No entanto, olhando para este passado do “espírito de Assis”, muitos se perguntam pelo seu futuro. Depois do 11 de setembro de 2001, perante a estratégia do terror promovida por alguns grupos fundamentalistas, face aos confrontos cada vez mais frequentes como os que sucederam há dias no Egito entre cristãos e muçulmanos, que resultaram em 24 mortos e mais de 200 feridos, muitos perguntam que sentido faz continuar a promover o “Espírito de Assis”. Porquê continuar a acreditar no diálogo e a promover encontros entre as religiões, quando se mostram tão precários os frutos daquele gesto de S. Francisco ou, daquelas jornadas de esperança promovidas desde o já distante 27 de outubro de 1986? Poderíamos ir mesmo mais longe: Que significa celebrarmos o “Espírito de Assis” quando no seio dos cristãos e até da própria Igreja católica há rivalidades incuráveis, conflitos e as divisões que se agravam em vez de se dissiparem? Uns querem-se apoderar do “espírito de Assis” como “frase feita” ou fórmula mágica para tudo e para nada, outros olham para esta causa com grande suspeita, chegando mesmo a considerá-la uma cedência à ideologia relativista e ameaça à integridade da fé da Igreja. E já se ouvem até vozes que propõem, em vez desse “espírito” de paz e diálogo, a via “mais eficaz e realista” do regresso ao espírito de cruzada. E parecem falar cada vez mais alto os herdeiros daqueles que já se tinham escandalizado com o gesto corajoso do Beato João Paulo II, quando convocou todas as religiões do mundo a rezarem juntas, cada uma na sua fé e liturgia, pela paz.

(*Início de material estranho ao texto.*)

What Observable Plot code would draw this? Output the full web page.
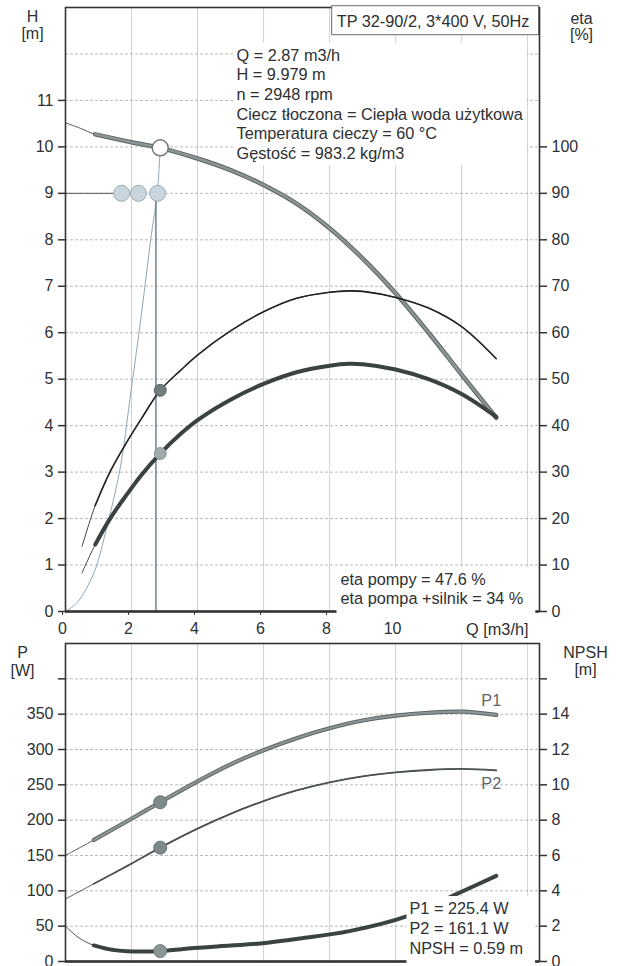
<!DOCTYPE html>
<html><head><meta charset="utf-8">
<script src="https://cdn.jsdelivr.net/npm/d3@7"></script>
<script src="https://cdn.jsdelivr.net/npm/@observablehq/plot@0.6"></script>
<style>
body{margin:0;background:#fff;}
#chart{width:618px;}
#chart svg{display:block;}
</style></head><body><div id="chart"></div>
<script>
// ---------- DATA ----------
// Q-H curve
const Q_H = [0, 0.45, 0.9, 2.0, 2.87, 4.0, 5.0, 6.0, 7.0, 8.0, 9.0, 10.0, 11.0, 12.0, 13.05];
const H_m = [10.52, 10.4, 10.27, 10.1, 9.98, 9.75, 9.5, 9.18, 8.78, 8.25, 7.6, 6.85, 6.0, 5.1, 4.17];
// efficiency curves [%]
const Q_eta = [0.5, 0.9, 1.36, 1.87, 2.3, 2.87, 3.5, 4.0, 5.0, 6.0, 7.0, 8.0, 8.6, 9.0, 10.0, 11.0, 12.0, 13.05];
const etaPump = [14.0, 22.8, 30.2, 36.6, 41.5, 47.6, 52.0, 55.2, 60.4, 64.5, 67.4, 68.7, 69.0, 68.9, 67.6, 65.3, 61.3, 54.4];
const etaTotal = [8.3, 14.4, 20.1, 25.3, 29.4, 34.0, 38.3, 41.2, 45.6, 49.0, 51.5, 52.9, 53.3, 53.2, 52.1, 50.0, 46.8, 41.9];
// thin system line from origin to duty point
const Q_sys = [0, 0.35, 0.86, 1.26, 1.67, 1.95, 2.3, 2.6, 2.78, 2.87];
const H_sys = [0, 0.19, 0.83, 1.84, 3.13, 4.56, 6.4, 8.1, 9.0, 9.98];
// power curves [W]
const Q_P = [0, 0.86, 2.0, 2.87, 4.0, 5.0, 6.0, 7.0, 8.0, 9.0, 10.0, 11.0, 12.0, 13.05];
const P1 = [150, 172, 202, 225.4, 255, 279, 299, 316, 330, 341, 348, 352, 353.5, 349];
const P2 = [88.5, 110, 138.5, 161.1, 188, 209, 227, 242, 253.5, 262, 267.5, 271, 272.5, 270.5];
// NPSH curve [m]
const Q_N = [0, 0.2, 0.45, 0.86, 1.3, 1.87, 2.3, 2.87, 3.9, 5.0, 5.9, 7.1, 8.6, 10.4, 11.76, 13.05];
const NPSH = [2.0, 1.65, 1.28, 0.91, 0.7, 0.58, 0.56, 0.59, 0.76, 0.9, 1.02, 1.3, 1.72, 2.6, 3.74, 4.85];
// duty point
const dutyQ = [2.87];
const dutyH = [9.979];
const dutyEtaPump = [47.6];
const dutyEtaTotal = [34];
const dutyP1 = [225.4];
const dutyP2 = [161.1];
const dutyNPSH = [0.59];
// legend-like circles at H = 9
const circleQ = [1.7, 2.21, 2.79];
const circleH = [9, 9, 9];
const vLineQ = [2.74];
// ticks
const qTicks = [0, 2, 4, 6, 8, 10, 12, 14];
const qLabels = ["0", "2", "4", "6", "8", "10", "", ""];
const hTicks = [0, 1, 2, 3, 4, 5, 6, 7, 8, 9, 10, 11];
const hGrid = [1, 2, 3, 4, 5, 6, 7, 8, 9, 10, 11, 12];
const etaTicks = [0, 10, 20, 30, 40, 50, 60, 70, 80, 90, 100];
const pTicks = [0, 50, 100, 150, 200, 250, 300, 350, 400];
const pLabels = ["0", "50", "100", "150", "200", "250", "300", "350", ""];
const pGrid = [50, 100, 150, 200, 250, 300, 350, 400];
const npshTicks = [0, 2, 4, 6, 8, 10, 12, 14, 16];
const npshLabels = ["0", "2", "4", "6", "8", "10", "12", "14", ""];
// texts
const titleText = "TP 32-90/2, 3*400 V, 50Hz";
const infoLines = ["Q = 2.87 m3/h", "H = 9.979 m", "n = 2948 rpm", "Ciecz tłoczona = Ciepła woda użytkowa", "Temperatura cieczy = 60 °C", "Gęstość = 983.2 kg/m3"];
const etaLines = ["eta pompy = 47.6 %", "eta pompa +silnik = 34 %"];
const powerLines = ["P1 = 225.4 W", "P2 = 161.1 W", "NPSH = 0.59 m"];
const axisTexts = {H: ["H", "[m]"], eta: ["eta", "[%]"], P: ["P", "[W]"], NPSH: ["NPSH", "[m]"], Q: "Q [m3/h]"};
const curveNames = ["P1", "P2"];

// ---------- build ----------
const zip = (xs, ys) => xs.map((x, i) => ({q: x, v: ys[i]}));
const hData = zip(Q_H, H_m);
const etaPData = zip(Q_eta, etaPump);
const etaTData = zip(Q_eta, etaTotal);
const sysData = zip(Q_sys, H_sys);
const p1Data = zip(Q_P, P1);
const p2Data = zip(Q_P, P2);
const nData = zip(Q_N, NPSH);

const font = "'Liberation Sans', Arial, sans-serif";
const ink = "#2e3032";
const gridV = "#c3d6e1";
const gridH = "#a0a4a6";
const curve = "catmull-rom";
const fs = 16.3;   // annotation font size
const fa = 16;     // axis font size

const chartTop = Plot.plot({
  width: 618, height: 642,
  marginTop: 7, marginBottom: 31, marginLeft: 65, marginRight: 79,
  style: {fontFamily: font, fontSize: fa + "px", color: ink, background: "white", overflow: "visible"},
  x: {domain: [0, 14.36]},
  y: {domain: [0, 13]},
  marks: [
    Plot.gridX(qTicks.slice(1), {stroke: gridV, strokeOpacity: 1}),
    Plot.gridY(hGrid, {stroke: gridH, strokeOpacity: 0.75, strokeDasharray: "3,2"}),
    // system line
    Plot.line(sysData, {x: "q", y: "v", stroke: "#8fa7b4", strokeWidth: 1, curve}),
    Plot.ruleX(vLineQ, {y1: 0, y2: circleH[2], stroke: "#4d6472", strokeWidth: 1.2}),
    Plot.ruleY([circleH[0]], {x1: 0, x2: circleQ[0], stroke: "#555", strokeWidth: 1}),
    // Q-H
    Plot.line(hData, {x: "q", y: "v", stroke: "#555", strokeWidth: 1, curve}),
    Plot.line(hData, {x: "q", y: "v", filter: d => d.q >= 0.9, stroke: "#5d6565", strokeWidth: 4.5, curve}),
    Plot.line(hData, {x: "q", y: "v", filter: d => d.q >= 0.9, stroke: "#8c9595", strokeWidth: 2.5, curve}),
    // eta pump (thin)
    Plot.line(etaPData, {x: "q", y: d => d.v / 10, stroke: "#444", strokeWidth: 1, curve}),
    Plot.line(etaPData, {x: "q", y: d => d.v / 10, filter: d => d.q >= 0.9, stroke: "#1e2222", strokeWidth: 1.6, curve}),
    // eta total (thick)
    Plot.line(etaTData, {x: "q", y: d => d.v / 10, stroke: "#444", strokeWidth: 1, curve}),
    Plot.line(etaTData, {x: "q", y: d => d.v / 10, filter: d => d.q >= 0.9, stroke: "#3a4242", strokeWidth: 4, curve}),
    // markers
    Plot.dot(circleQ.map((q, i) => ({q, v: circleH[i]})), {x: "q", y: "v", r: 8, fill: "#c9d6de", stroke: "#9aaab4", strokeWidth: 1}),
    Plot.dot(dutyQ.map((q, i) => ({q, v: dutyH[i]})), {x: "q", y: "v", r: 8, fill: "white", stroke: "#707878", strokeWidth: 1.5}),
    Plot.dot(dutyQ.map((q, i) => ({q, v: dutyEtaPump[i] / 10})), {x: "q", y: "v", r: 6, fill: "#6e7c7c", stroke: "#5a6666", strokeWidth: 1}),
    Plot.dot(dutyQ.map((q, i) => ({q, v: dutyEtaTotal[i] / 10})), {x: "q", y: "v", r: 6, fill: "#9fabab", stroke: "#8a9696", strokeWidth: 1}),
    // frame and axes
    Plot.frame({stroke: "#333", strokeWidth: 1.6}),
    Plot.ruleY([0], {stroke: "#333", strokeWidth: 2.5}),
    Plot.axisY(hTicks, {anchor: "left", tickSize: 7, tickPadding: 5, fontSize: fa, label: null, stroke: "#333", strokeWidth: 1.5}),
    Plot.axisY(etaTicks.map(e => e / 10), {anchor: "right", tickSize: 7, tickPadding: 5, fontSize: fa, label: null, tickFormat: d => String(Math.round(d * 10)), stroke: "#333", strokeWidth: 1.5}),
    Plot.axisX(qTicks, {anchor: "bottom", tickSize: 4, tickPadding: 7, fontSize: fa, label: null, dx: -3, tickFormat: d => qLabels[qTicks.indexOf(d)], stroke: "#333"}),
    // axis titles
    Plot.text([axisTexts.H.join("\n")], {frameAnchor: "top-left", dx: -33, dy: 18, lineAnchor: "middle", textAnchor: "middle", lineHeight: 1.05, fontSize: fa, fill: ink}),
    Plot.text([axisTexts.eta.join("\n")], {frameAnchor: "top-right", dx: 42, dy: 19, lineAnchor: "middle", textAnchor: "middle", lineHeight: 1.0, fontSize: fa, fill: ink}),
    Plot.text([axisTexts.Q], {frameAnchor: "bottom-right", dx: -11, dy: 18, lineAnchor: "middle", textAnchor: "end", fontSize: fs, fill: ink}),
    // annotation blocks
    Plot.text([titleText], {frameAnchor: "top-right", dx: -10, dy: 14, lineAnchor: "middle", textAnchor: "end", fontSize: fs, fill: ink, ariaDescription: "box-title"}),
    Plot.text([infoLines.join("\n")], {frameAnchor: "top-left", dx: 171, dy: 39, lineAnchor: "top", textAnchor: "start", lineHeight: 1.21, fontSize: fs, fill: ink, ariaDescription: "box-info"}),
    Plot.text([etaLines.join("\n")], {frameAnchor: "top-left", dx: 275, dy: 580.5, lineAnchor: "middle", textAnchor: "start", lineHeight: 1.17, fontSize: fs, fill: ink, ariaDescription: "box-eta"})
  ]
});

const chartBottom = Plot.plot({
  width: 618, height: 324,
  marginTop: 1, marginBottom: 5, marginLeft: 65, marginRight: 79,
  style: {fontFamily: font, fontSize: fa + "px", color: ink, background: "white", overflow: "visible"},
  x: {domain: [0, 14.36]},
  y: {domain: [0, 450]},
  marks: [
    Plot.gridX(qTicks.slice(1), {stroke: gridV, strokeOpacity: 1}),
    Plot.gridY(pGrid, {stroke: gridH, strokeOpacity: 0.75, strokeDasharray: "3,2"}),
    // P1
    Plot.line(p1Data, {x: "q", y: "v", stroke: "#555", strokeWidth: 1, curve}),
    Plot.line(p1Data, {x: "q", y: "v", filter: d => d.q >= 0.86, stroke: "#5d6565", strokeWidth: 4.2, curve}),
    Plot.line(p1Data, {x: "q", y: "v", filter: d => d.q >= 0.86, stroke: "#8c9595", strokeWidth: 2.2, curve}),
    // P2
    Plot.line(p2Data, {x: "q", y: "v", stroke: "#555", strokeWidth: 1, curve}),
    Plot.line(p2Data, {x: "q", y: "v", filter: d => d.q >= 0.86, stroke: "#4a5252", strokeWidth: 1.8, curve}),
    // NPSH
    Plot.line(nData, {x: "q", y: d => d.v * 25, stroke: "#555", strokeWidth: 1, curve}),
    Plot.line(nData, {x: "q", y: d => d.v * 25, filter: d => d.q >= 0.86, stroke: "#3a4242", strokeWidth: 4, curve}),
    // markers
    Plot.dot(dutyQ.map((q, i) => ({q, v: dutyP1[i]})), {x: "q", y: "v", r: 6.5, fill: "#7d8a8a", stroke: "#667272", strokeWidth: 1}),
    Plot.dot(dutyQ.map((q, i) => ({q, v: dutyP2[i]})), {x: "q", y: "v", r: 6.5, fill: "#7d8a8a", stroke: "#667272", strokeWidth: 1}),
    Plot.dot(dutyQ.map((q, i) => ({q, v: dutyNPSH[i] * 25})), {x: "q", y: "v", r: 6.5, fill: "#8a9696", stroke: "#6f7b7b", strokeWidth: 1}),
    // curve names
    Plot.text([p1Data[p1Data.length - 1]], {x: "q", y: "v", text: () => curveNames[0], dx: -5, dy: -14, fontSize: fs, fill: "#666"}),
    Plot.text([p2Data[p2Data.length - 1]], {x: "q", y: "v", text: () => curveNames[1], dx: -5, dy: 13, fontSize: fs, fill: "#666"}),
    // frame & axes
    Plot.frame({stroke: "#333", strokeWidth: 1.6}),
    Plot.ruleY([0], {stroke: "#333", strokeWidth: 2.5}),
    Plot.axisY(pTicks, {anchor: "left", tickSize: 7, tickPadding: 5, fontSize: fa, label: null, tickFormat: d => pLabels[pTicks.indexOf(d)], stroke: "#333", strokeWidth: 1.5}),
    Plot.axisY(npshTicks.map(n => n * 25), {anchor: "right", tickSize: 7, tickPadding: 5, fontSize: fa, label: null, tickFormat: d => npshLabels[npshTicks.indexOf(d / 25)], stroke: "#333", strokeWidth: 1.5}),
    Plot.axisX(qTicks, {anchor: "bottom", tickSize: 0, tickFormat: () => "", label: null}),
    Plot.text([axisTexts.P.join("\n")], {frameAnchor: "top-left", dx: -43, dy: 18, lineAnchor: "middle", textAnchor: "middle", lineHeight: 1.1, fontSize: fa, fill: ink}),
    Plot.text([axisTexts.NPSH.join("\n")], {frameAnchor: "top-right", dx: 46, dy: 18, lineAnchor: "middle", textAnchor: "middle", lineHeight: 1.05, fontSize: fa, fill: ink}),
    Plot.text([powerLines.join("\n")], {frameAnchor: "top-left", dx: 344, dy: 284, lineAnchor: "middle", textAnchor: "start", lineHeight: 1.22, fontSize: fs, fill: ink, ariaDescription: "box-power"})
  ]
});

const host = document.getElementById("chart");
host.appendChild(chartTop);
host.appendChild(chartBottom);

// white backgrounds (and border for the title) behind annotation texts
const pads = {
  "box-title": {l: 5, r: 9, t: 6, b: 5, border: true},
  "box-info": {l: 3, r: 3, t: 3, b: 3},
  "box-eta": {l: 4, r: 12, t: 3, b: 12},
  "box-power": {l: 3, r: 12, t: 3, b: 8}
};
for (const svg of [chartTop, chartBottom]) {
  for (const g of svg.querySelectorAll('g[aria-description^="box-"]')) {
    const p = pads[g.getAttribute("aria-description")];
    if (!p) continue;
    const bb = g.getBBox();
    const r = document.createElementNS("http://www.w3.org/2000/svg", "rect");
    r.setAttribute("x", bb.x - p.l);
    r.setAttribute("y", bb.y - p.t);
    r.setAttribute("width", bb.width + p.l + p.r);
    r.setAttribute("height", bb.height + p.t + p.b);
    r.setAttribute("fill", "white");
    if (p.border) { r.setAttribute("stroke", "#6a6a6a"); r.setAttribute("stroke-width", "1"); }
    else { r.setAttribute("stroke", "none"); }
    g.insertBefore(r, g.firstChild);
  }
}
</script></body></html>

Mas porque ter medo do movimento do Espírito? Francisco ensina, na sua Regra, que «nada mais devemos buscar senão ter em primeiro lugar o Espírito do Senhor e deixar-nos guiar por Ele». O “Espírito” de Assis não é, pois o espírito de Francisco ou de qualquer outro homem, Ordem ou instituição: é o Espírito de Deus e, portanto, o Espírito de toda a Igreja e humanidade, sem ser monopólio de ninguém. Se não é esse Sopro de Deus que nos move, não iremos a lugar algum. Também não iremos muito longe se antepusermos o preconceito à caridade. Francisco olhou o Sultão do Egito com estima (cum aestimatione), reconhecendo que “adorava o único Deus, vivo, misericordioso e omnipotente, criador do Céu e da terra, que falou aos homens”. Cientes estamos, porém, de que o diálogo é o caminho, não é o termo: Francisco dialogou com os cruzados para que depusessem as armas, e com o Sultão para que aceitasse o Deus de Jesus Cristo. Enquanto tal, o diálogo inter-religioso nunca se poderá confundir com sincretismo nem irenismo político, pois os buscadores da Paz só poderão seguir o trilho da conversão ao Senhor da Paz. Por outro lado, os resultados alcançados não podem ser avaliados pela eficácia imediata ou por critérios humanos, pois o “o Espírito sopra quando quer”: o mundo parece não ter mudado muito depois de Francisco ou de João Paulo II. Mas quantos mundos não mudaram graças a estes e outros instrumentos do Espírito?
Não há, pois, que ter medo dos que são movidos por esse Espírito, devemos é perguntar, que espírito nos move a nós. O “Espírito de Assis” poderá ter até outros nomes, mas não muitas alternativas. Só percorrendo o caminho da paz, estamos a “estamos no caminho certo, porque estamos no caminho do Deus da paz” (Bento XVI). Por isso, não existe um caminho para o diálogo: o caminho é o diálogo; assim como não há uma via para a paz: a via é a própria Paz. O diálogo, entendido como caminho de encontro e discernimento da Verdade não é, para o cristão, opcional, mas exigência da própria fé que nos diz que homem algum ou situação humana alguma nos é estranha ou indiferente, muito menos quando há sofrimento e injustiças alimentados em nome de Deus.